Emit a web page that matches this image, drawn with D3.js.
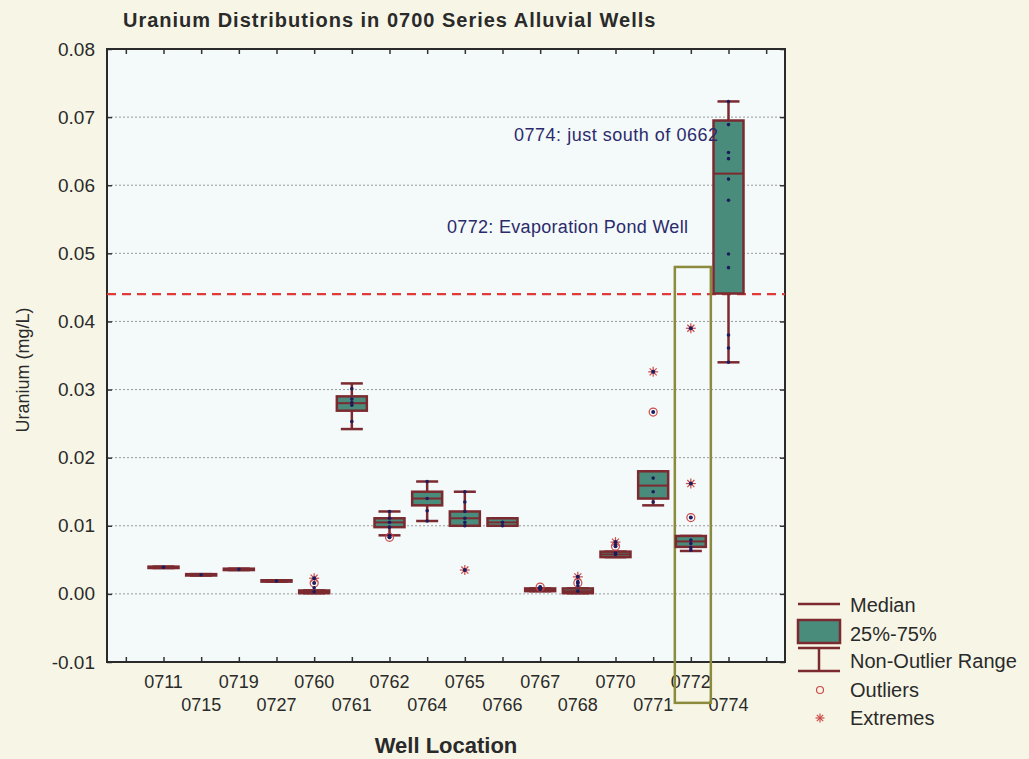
<!DOCTYPE html>
<html>
<head>
<meta charset="utf-8">
<script src="https://cdn.jsdelivr.net/npm/d3@7"></script>
<style>
  body { margin: 0; background: #f7f6e6; }
  svg { display: block; font-family: "Liberation Sans", Arial, sans-serif; }
</style>
</head>
<body>
<script>
// wells along the x axis
const wells = ['0711','0715','0719','0727','0760','0761','0762','0764','0765','0766','0767','0768','0770','0771','0772','0774'];

// box plot stats (mg/L)
const median = [0.0039,0.0028,0.0036,0.0019,0.0003,0.0280,0.0105,0.0140,0.0111,0.0105,0.0006,0.0004,0.0058,0.0159,0.0077,0.0617];
const q1     = [0.0038,0.0027,0.0035,0.0018,0.0001,0.0269,0.0098,0.0130,0.0100,0.0100,0.0004,0.0001,0.0054,0.0140,0.0069,0.0441];
const q3     = [0.0040,0.0029,0.0037,0.0020,0.0005,0.0290,0.0111,0.0150,0.0121,0.0111,0.0008,0.0008,0.0062,0.0180,0.0085,0.0695];
const whLow  = [0.0038,0.0027,0.0035,0.0018,0.0001,0.0242,0.0086,0.0107,0.0100,0.0100,0.0004,0.0001,0.0054,0.0130,0.0063,0.0340];
const whHigh = [0.0040,0.0029,0.0037,0.0020,0.0005,0.0309,0.0121,0.0165,0.0150,0.0111,0.0008,0.0008,0.0062,0.0180,0.0085,0.0723];

const outliers = [['0760',0.0016],['0762',0.0083],['0767',0.0010],['0768',0.0016],['0770',0.0070],['0771',0.0267],['0772',0.0112]];
const extremes = [['0760',0.0023],['0765',0.0035],['0768',0.0025],['0770',0.0076],['0771',0.0326],['0772',0.0162],['0772',0.0390]];

// raw observations shown as small dots
const obs = [
  ['0711',0.0039],['0715',0.0028],['0719',0.0036],['0727',0.0019],['0760',0.0003],['0760',0.0009],
  ['0761',0.0301],['0761',0.0286],['0761',0.0281],['0761',0.0277],['0761',0.0253],
  ['0762',0.0121],['0762',0.0111],['0762',0.0105],['0762',0.0098],['0762',0.0086],['0762',0.0083],
  ['0764',0.0165],['0764',0.0140],['0764',0.0122],['0764',0.0107],
  ['0765',0.0150],['0765',0.0135],['0765',0.0121],['0765',0.0111],['0765',0.0105],['0765',0.0100],
  ['0766',0.0105],['0766',0.0100],['0767',0.0006],['0767',0.0009],['0768',0.0004],['0768',0.0012],['0768',0.0018],
  ['0770',0.0058],['0770',0.0060],['0770',0.0072],['0771',0.0170],['0771',0.0150],['0771',0.0135],
  ['0772',0.0079],['0772',0.0074],['0772',0.0068],['0772',0.0064],
  ['0774',0.0723],['0774',0.0689],['0774',0.0648],['0774',0.0639],['0774',0.0609],['0774',0.0578],
  ['0774',0.0499],['0774',0.0479],['0774',0.0380],['0774',0.0361],['0774',0.0340]
];

const yTicks = [-0.01,0,0.01,0.02,0.03,0.04,0.05,0.06,0.07,0.08];
const limit = 0.044;
const notes = [['0774: just south of 0662', 0.0665], ['0772: Evaporation Pond Well', 0.0530]];
const legendItems = ['Median','25%-75%','Non-Outlier Range','Outliers','Extremes'];

const W = 1029, H = 759;
const L = 107, R = 785, T = 49, B = 662;

const svg = d3.select('body').append('svg').attr('width', W).attr('height', H);

const x = d3.scalePoint().domain(wells).range([L, R]).padding(1.5);
const slots = d3.scalePoint().domain(['a', ...wells, 'b']).range([L, R]).padding(0.5);
const y = d3.scaleLinear().domain([-0.01, 0.08]).range([B, T]);

svg.append('rect').attr('x', L).attr('y', T).attr('width', R - L).attr('height', B - T).attr('fill', '#f4f9fa');

// grid
svg.append('g').selectAll('line').data(yTicks.slice(1, -1)).enter().append('line')
  .attr('x1', L).attr('x2', R).attr('y1', d => y(d)).attr('y2', d => y(d))
  .attr('stroke', '#9a9a9a').attr('stroke-width', 1).attr('stroke-dasharray', '2,2');

// axes
const fmt = d => d3.format('.2f')(d).replace('\u2212', '-');
svg.append('g').attr('transform', 'translate(' + L + ',0)')
  .call(d3.axisLeft(y).tickValues(yTicks).tickFormat(fmt).tickSizeInner(-5).tickSizeOuter(0).tickPadding(12))
  .call(g => { g.select('.domain').remove(); g.selectAll('line').attr('stroke', '#333').attr('stroke-width', 1.5);
    g.selectAll('text').attr('font-size', 19).attr('fill', '#2a2a2a'); });
svg.append('g').attr('transform', 'translate(' + R + ',0)')
  .call(d3.axisRight(y).tickValues(yTicks).tickFormat('').tickSizeInner(-5).tickSizeOuter(0))
  .call(g => { g.select('.domain').remove(); g.selectAll('line').attr('stroke', '#333').attr('stroke-width', 1.5); });
svg.append('g').attr('transform', 'translate(0,' + B + ')')
  .call(d3.axisBottom(slots).tickFormat('').tickSizeInner(-5).tickSizeOuter(0))
  .call(g => { g.select('.domain').remove(); g.selectAll('line').attr('stroke', '#333').attr('stroke-width', 1.5); });
svg.append('g').attr('transform', 'translate(0,' + T + ')')
  .call(d3.axisTop(slots).tickFormat('').tickSizeInner(-5).tickSizeOuter(0))
  .call(g => { g.select('.domain').remove(); g.selectAll('line').attr('stroke', '#333').attr('stroke-width', 1.5); });

svg.append('rect').attr('x', L).attr('y', T).attr('width', R - L).attr('height', B - T)
  .attr('fill', 'none').attr('stroke', '#2a2a2a').attr('stroke-width', 2);

// x labels, staggered on two rows
svg.append('g').selectAll('text').data(wells).enter().append('text')
  .attr('x', d => x(d)).attr('y', (d, i) => i % 2 ? 711 : 688)
  .attr('text-anchor', 'middle').attr('font-size', 18).attr('fill', '#2a2a2a').text(d => d);

// limit line
svg.append('line').attr('x1', L).attr('x2', R).attr('y1', y(limit)).attr('y2', y(limit))
  .attr('stroke', '#e03a3a').attr('stroke-width', 2.2).attr('stroke-dasharray', '9,6');

// highlight around 0772
svg.append('rect').attr('x', x('0772') - 16).attr('y', y(0.048))
  .attr('width', 36).attr('height', y(-0.016) - y(0.048))
  .attr('fill', 'none').attr('stroke', '#8c8a3c').attr('stroke-width', 2.5);

const boxColor = '#7b2a30', fillColor = '#4a8c7c', dotColor = '#1c1c5c', symColor = '#cc4a4a';
const bw = 30, cw = 22;

const boxes = svg.append('g').selectAll('g').data(wells).enter().append('g')
  .attr('transform', d => 'translate(' + x(d) + ',0)');
boxes.append('line').attr('x1', 0).attr('x2', 0)
  .attr('y1', (d, i) => y(whLow[i])).attr('y2', (d, i) => y(whHigh[i]))
  .attr('stroke', boxColor).attr('stroke-width', 2.5);
boxes.append('line').attr('x1', -cw / 2).attr('x2', cw / 2)
  .attr('y1', (d, i) => y(whLow[i])).attr('y2', (d, i) => y(whLow[i]))
  .attr('stroke', boxColor).attr('stroke-width', 2.5);
boxes.append('line').attr('x1', -cw / 2).attr('x2', cw / 2)
  .attr('y1', (d, i) => y(whHigh[i])).attr('y2', (d, i) => y(whHigh[i]))
  .attr('stroke', boxColor).attr('stroke-width', 2.5);
boxes.append('rect').attr('x', -bw / 2).attr('width', bw)
  .attr('y', (d, i) => y(q3[i])).attr('height', (d, i) => y(q1[i]) - y(q3[i]))
  .attr('fill', fillColor).attr('stroke', boxColor).attr('stroke-width', 2.5);
boxes.append('line').attr('x1', -bw / 2).attr('x2', bw / 2)
  .attr('y1', (d, i) => y(median[i])).attr('y2', (d, i) => y(median[i]))
  .attr('stroke', boxColor).attr('stroke-width', 2);

// outliers and extremes
svg.append('g').selectAll('circle').data(outliers).enter().append('circle')
  .attr('cx', d => x(d[0])).attr('cy', d => y(d[1])).attr('r', 4)
  .attr('fill', 'none').attr('stroke', symColor).attr('stroke-width', 1.2);
function asterisk(g, cx, cy, r) {
  [0, 45, 90, 135].forEach(a => {
    const rad = a * Math.PI / 180;
    g.append('line').attr('x1', cx - r * Math.cos(rad)).attr('x2', cx + r * Math.cos(rad))
      .attr('y1', cy - r * Math.sin(rad)).attr('y2', cy + r * Math.sin(rad))
      .attr('stroke', symColor).attr('stroke-width', 1.2);
  });
}
const ex = svg.append('g');
extremes.forEach(d => asterisk(ex, x(d[0]), y(d[1]), 5));
svg.append('g').selectAll('circle').data(extremes.concat(outliers)).enter().append('circle')
  .attr('cx', d => x(d[0])).attr('cy', d => y(d[1])).attr('r', 2).attr('fill', dotColor);

// raw data dots
svg.append('g').selectAll('circle').data(obs).enter().append('circle')
  .attr('cx', d => x(d[0])).attr('cy', d => y(d[1])).attr('r', 1.8).attr('fill', dotColor);

// annotations
svg.append('text').attr('x', 514).attr('y', y(notes[0][1])).attr('font-size', 18).attr('fill', '#2b2b6b')
  .attr('textLength', 204).attr('lengthAdjust', 'spacing').text(notes[0][0]);
svg.append('text').attr('x', 447).attr('y', y(notes[1][1])).attr('font-size', 18).attr('fill', '#2b2b6b')
  .attr('textLength', 241).attr('lengthAdjust', 'spacing').text(notes[1][0]);

// titles
svg.append('text').attr('x', 123).attr('y', 27).attr('font-size', 20).attr('font-weight', 'bold')
  .attr('letter-spacing', 1).attr('fill', '#2a2a2a')
  .text('Uranium Distributions in 0700 Series Alluvial Wells');
svg.append('text').attr('x', 446).attr('y', 753).attr('text-anchor', 'middle').attr('font-size', 22)
  .attr('font-weight', 'bold').attr('fill', '#2a2a2a').text('Well Location');
svg.append('text').attr('transform', 'translate(29,370) rotate(-90)').attr('text-anchor', 'middle')
  .attr('font-size', 18).attr('fill', '#2a2a2a').text('Uranium (mg/L)');

// legend
const lg = svg.append('g');
const lx = 798, lw = 42, tx = 850;
lg.append('line').attr('x1', lx).attr('x2', lx + lw).attr('y1', 604).attr('y2', 604).attr('stroke', boxColor).attr('stroke-width', 2.5);
lg.append('rect').attr('x', lx).attr('y', 620).attr('width', lw).attr('height', 23)
  .attr('fill', fillColor).attr('stroke', boxColor).attr('stroke-width', 2.5);
lg.append('line').attr('x1', lx).attr('x2', lx + lw).attr('y1', 648).attr('y2', 648).attr('stroke', boxColor).attr('stroke-width', 2.5);
lg.append('line').attr('x1', lx).attr('x2', lx + lw).attr('y1', 671).attr('y2', 671).attr('stroke', boxColor).attr('stroke-width', 2.5);
lg.append('line').attr('x1', lx + lw / 2).attr('x2', lx + lw / 2).attr('y1', 648).attr('y2', 671).attr('stroke', boxColor).attr('stroke-width', 2.5);
lg.append('circle').attr('cx', 820).attr('cy', 690).attr('r', 3.5).attr('fill', 'none').attr('stroke', symColor).attr('stroke-width', 1.2);
asterisk(lg, 820, 718, 4.5);
lg.selectAll('text').data(legendItems).enter().append('text')
  .attr('x', tx).attr('y', (d, i) => [612, 641, 668, 697, 725][i])
  .attr('font-size', 20).attr('fill', '#2a2a2a').text(d => d);
</script>
</body>
</html>
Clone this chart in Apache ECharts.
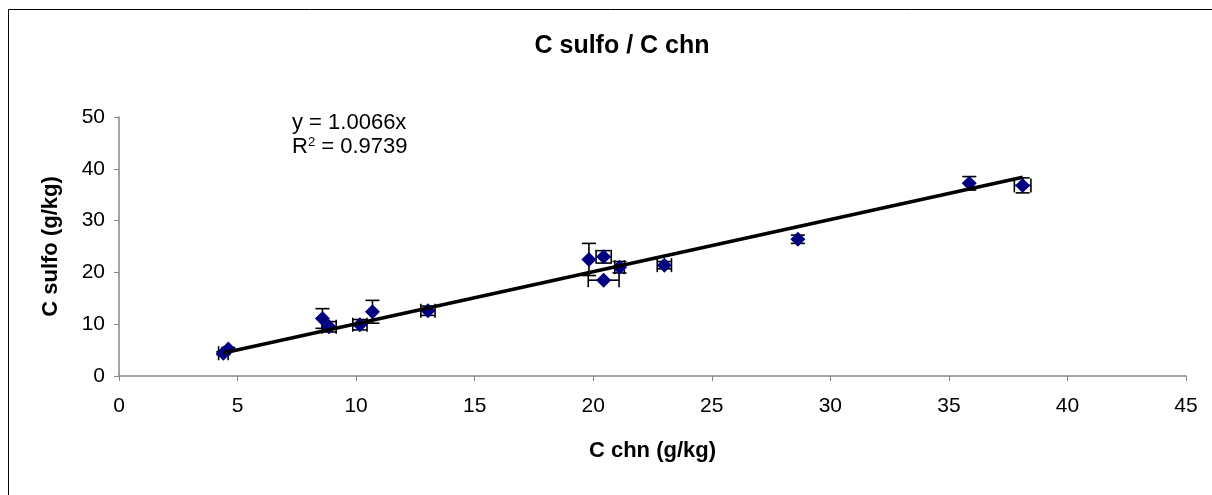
#####
● Job: Gather all lines from the records above in which "this" appears.

● Exercise solution:
Emit a web page that matches this image, drawn with D3.js.
Clone this chart in Apache ECharts.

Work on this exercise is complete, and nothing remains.